さとむぎ

映画大好きポンポさんのさとむぎのネタバレレビュー・内容・結末

映画大好きポンポさん(2021年製作の映画)
3.4

このレビューはネタバレを含みます

Filmarksの高評価に後押しされ、満を持してサブスクで鑑賞。

主人公のジーンは、映画制作の才はあるが、対人関係を築くのは苦手な印象。
そんな彼が、大した下積み経験もないまま初めてメガホンを取る現場において、敏腕プロデューサー・大御所俳優・実力派の制作チームが誰1人対立意見を言わず、快く指示に従い、和気藹々と映画制作を進めていく。
それが如何せんご都合主義というか、現実味がなく違和感が拭えませんでした。

また、新米女優であるナタリーの声優さんが棒読み過ぎて、話に全く集中できない…。
新米でこそあれ、彼女にキラッと光る魅力があったからこそ主役に抜擢されたわけで、それなのに日常生活すら棒読みって…。
辛口で恐縮ですが、もう少し演技をなんとかして欲しかったなぁ、と。

正直なところ、冒頭〜映画撮影のシーンまではあっちこっちに気が削がれ、全く楽しめませんでした…。

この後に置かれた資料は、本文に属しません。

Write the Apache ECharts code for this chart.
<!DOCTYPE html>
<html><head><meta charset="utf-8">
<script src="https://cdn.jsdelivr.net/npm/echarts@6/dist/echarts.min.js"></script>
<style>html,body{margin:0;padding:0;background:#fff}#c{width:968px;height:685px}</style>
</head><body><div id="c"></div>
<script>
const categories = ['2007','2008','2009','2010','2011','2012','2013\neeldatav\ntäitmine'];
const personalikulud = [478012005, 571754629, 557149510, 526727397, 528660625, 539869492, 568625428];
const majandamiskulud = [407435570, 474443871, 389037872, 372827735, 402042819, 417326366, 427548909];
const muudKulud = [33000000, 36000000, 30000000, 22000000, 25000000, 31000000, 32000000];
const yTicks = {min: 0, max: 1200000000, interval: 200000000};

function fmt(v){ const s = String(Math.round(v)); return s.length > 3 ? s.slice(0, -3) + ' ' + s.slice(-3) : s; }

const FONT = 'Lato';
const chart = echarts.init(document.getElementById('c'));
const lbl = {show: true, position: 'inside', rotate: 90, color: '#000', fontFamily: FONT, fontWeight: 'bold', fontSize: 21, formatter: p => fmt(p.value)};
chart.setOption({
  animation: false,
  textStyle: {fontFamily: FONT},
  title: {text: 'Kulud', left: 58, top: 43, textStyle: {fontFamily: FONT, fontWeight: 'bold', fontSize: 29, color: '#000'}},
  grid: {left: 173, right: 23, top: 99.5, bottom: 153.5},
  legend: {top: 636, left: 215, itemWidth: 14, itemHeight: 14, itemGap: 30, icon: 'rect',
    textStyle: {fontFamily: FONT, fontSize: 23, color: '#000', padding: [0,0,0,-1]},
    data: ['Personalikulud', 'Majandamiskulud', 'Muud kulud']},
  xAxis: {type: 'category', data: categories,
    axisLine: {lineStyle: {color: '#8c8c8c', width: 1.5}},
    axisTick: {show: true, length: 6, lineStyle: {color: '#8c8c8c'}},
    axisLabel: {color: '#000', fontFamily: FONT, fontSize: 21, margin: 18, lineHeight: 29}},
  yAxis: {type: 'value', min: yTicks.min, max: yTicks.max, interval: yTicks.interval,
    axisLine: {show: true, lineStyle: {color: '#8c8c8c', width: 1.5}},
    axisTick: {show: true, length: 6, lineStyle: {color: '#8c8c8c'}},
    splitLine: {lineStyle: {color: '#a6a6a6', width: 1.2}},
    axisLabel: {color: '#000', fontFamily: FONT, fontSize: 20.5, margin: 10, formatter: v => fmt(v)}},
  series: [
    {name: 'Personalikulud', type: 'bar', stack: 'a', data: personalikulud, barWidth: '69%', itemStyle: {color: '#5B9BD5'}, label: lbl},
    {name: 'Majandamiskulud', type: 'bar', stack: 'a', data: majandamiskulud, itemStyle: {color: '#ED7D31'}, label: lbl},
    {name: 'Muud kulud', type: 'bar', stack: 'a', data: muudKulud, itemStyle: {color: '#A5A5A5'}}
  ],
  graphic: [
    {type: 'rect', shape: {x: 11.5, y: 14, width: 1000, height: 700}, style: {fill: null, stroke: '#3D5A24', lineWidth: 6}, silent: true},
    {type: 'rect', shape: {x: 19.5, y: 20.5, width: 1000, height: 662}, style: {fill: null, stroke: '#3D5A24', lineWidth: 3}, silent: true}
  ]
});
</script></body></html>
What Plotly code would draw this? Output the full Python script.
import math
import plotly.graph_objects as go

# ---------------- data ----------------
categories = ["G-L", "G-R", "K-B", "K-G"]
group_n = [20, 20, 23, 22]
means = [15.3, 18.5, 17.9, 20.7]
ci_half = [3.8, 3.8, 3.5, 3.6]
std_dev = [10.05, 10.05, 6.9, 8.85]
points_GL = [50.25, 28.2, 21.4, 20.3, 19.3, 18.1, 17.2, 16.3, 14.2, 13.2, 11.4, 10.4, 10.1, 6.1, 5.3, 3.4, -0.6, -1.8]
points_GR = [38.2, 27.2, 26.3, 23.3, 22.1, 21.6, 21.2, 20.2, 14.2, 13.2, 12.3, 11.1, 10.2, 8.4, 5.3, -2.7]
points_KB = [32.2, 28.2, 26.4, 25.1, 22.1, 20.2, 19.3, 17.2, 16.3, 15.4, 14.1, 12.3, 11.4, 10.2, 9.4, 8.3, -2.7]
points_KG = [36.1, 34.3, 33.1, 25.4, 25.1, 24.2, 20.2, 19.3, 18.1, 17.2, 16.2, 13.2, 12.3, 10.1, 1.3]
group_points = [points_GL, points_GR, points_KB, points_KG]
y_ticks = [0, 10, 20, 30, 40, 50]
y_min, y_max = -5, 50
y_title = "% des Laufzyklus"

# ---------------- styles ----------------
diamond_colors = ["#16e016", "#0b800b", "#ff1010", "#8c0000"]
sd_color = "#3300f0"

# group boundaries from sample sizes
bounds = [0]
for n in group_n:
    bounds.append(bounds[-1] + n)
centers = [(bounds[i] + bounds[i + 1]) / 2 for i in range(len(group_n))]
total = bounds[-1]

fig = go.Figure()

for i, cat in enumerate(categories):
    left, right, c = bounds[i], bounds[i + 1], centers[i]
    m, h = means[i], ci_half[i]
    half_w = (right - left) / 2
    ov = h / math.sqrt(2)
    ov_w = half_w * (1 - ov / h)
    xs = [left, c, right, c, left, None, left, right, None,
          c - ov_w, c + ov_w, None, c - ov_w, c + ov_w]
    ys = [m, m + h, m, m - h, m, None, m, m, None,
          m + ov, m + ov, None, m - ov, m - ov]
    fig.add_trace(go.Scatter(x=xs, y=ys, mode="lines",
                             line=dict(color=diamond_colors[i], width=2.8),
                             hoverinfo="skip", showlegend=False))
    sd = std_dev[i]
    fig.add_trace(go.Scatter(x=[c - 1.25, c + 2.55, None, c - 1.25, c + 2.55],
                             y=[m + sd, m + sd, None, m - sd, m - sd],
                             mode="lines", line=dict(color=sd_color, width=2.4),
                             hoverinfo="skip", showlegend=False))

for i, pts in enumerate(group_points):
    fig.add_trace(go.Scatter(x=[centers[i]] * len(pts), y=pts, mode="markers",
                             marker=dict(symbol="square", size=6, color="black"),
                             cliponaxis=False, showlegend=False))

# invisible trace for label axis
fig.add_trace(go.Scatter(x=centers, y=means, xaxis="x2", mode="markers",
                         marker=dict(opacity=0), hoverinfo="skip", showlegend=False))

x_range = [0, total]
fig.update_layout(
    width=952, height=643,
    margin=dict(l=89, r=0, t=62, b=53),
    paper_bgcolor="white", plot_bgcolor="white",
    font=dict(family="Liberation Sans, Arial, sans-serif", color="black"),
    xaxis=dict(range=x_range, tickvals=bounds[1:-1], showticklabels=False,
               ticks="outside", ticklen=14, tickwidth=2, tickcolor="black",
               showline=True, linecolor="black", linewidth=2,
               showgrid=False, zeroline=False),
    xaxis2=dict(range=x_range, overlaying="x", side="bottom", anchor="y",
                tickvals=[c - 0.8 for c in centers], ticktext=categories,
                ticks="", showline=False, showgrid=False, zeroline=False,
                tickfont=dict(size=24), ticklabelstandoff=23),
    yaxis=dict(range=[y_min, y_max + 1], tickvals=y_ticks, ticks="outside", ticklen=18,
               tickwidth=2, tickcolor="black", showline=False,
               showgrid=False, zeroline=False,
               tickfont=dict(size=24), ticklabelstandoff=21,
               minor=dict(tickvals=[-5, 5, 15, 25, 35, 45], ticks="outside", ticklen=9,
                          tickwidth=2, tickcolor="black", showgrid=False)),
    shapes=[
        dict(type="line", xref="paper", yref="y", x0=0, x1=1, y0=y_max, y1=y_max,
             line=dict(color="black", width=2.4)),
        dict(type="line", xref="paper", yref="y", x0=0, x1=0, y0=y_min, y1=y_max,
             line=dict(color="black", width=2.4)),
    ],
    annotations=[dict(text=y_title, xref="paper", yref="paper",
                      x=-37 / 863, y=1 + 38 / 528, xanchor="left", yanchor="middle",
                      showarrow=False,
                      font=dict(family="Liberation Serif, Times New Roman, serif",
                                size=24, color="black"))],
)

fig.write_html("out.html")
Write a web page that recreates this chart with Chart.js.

しかしこの作品、映画の編集作業のシーンから一気に面白くなります。
一見地味な『編集作業』が作品の根幹になる、というのは、映画制作を題材にした本作ならではだなぁと…。
編集作業の過程で、現実世界と映画の内容がリンクしていく、というストーリー展開が非常に面白いです。
何かを選ぶ事で、他を切り捨てなければいけない。
選ぶ者の苦悩や、切り捨てられる者の悲哀が包み隠さず描かれており、モノづくりに対する誠実さを感じさせます。

そして何より、この映画の上映時間が90分であることで、私達が生きる現実世界と、ポンポさん達が生きる作品の世界がリンクする構成も非常に素晴らしい。

後半が絶賛したくなる完成度なだけに、その技量を前半のストーリーや、キャスティングにもっと活かしてもらえたら…と勿体なさを感じてしまいました。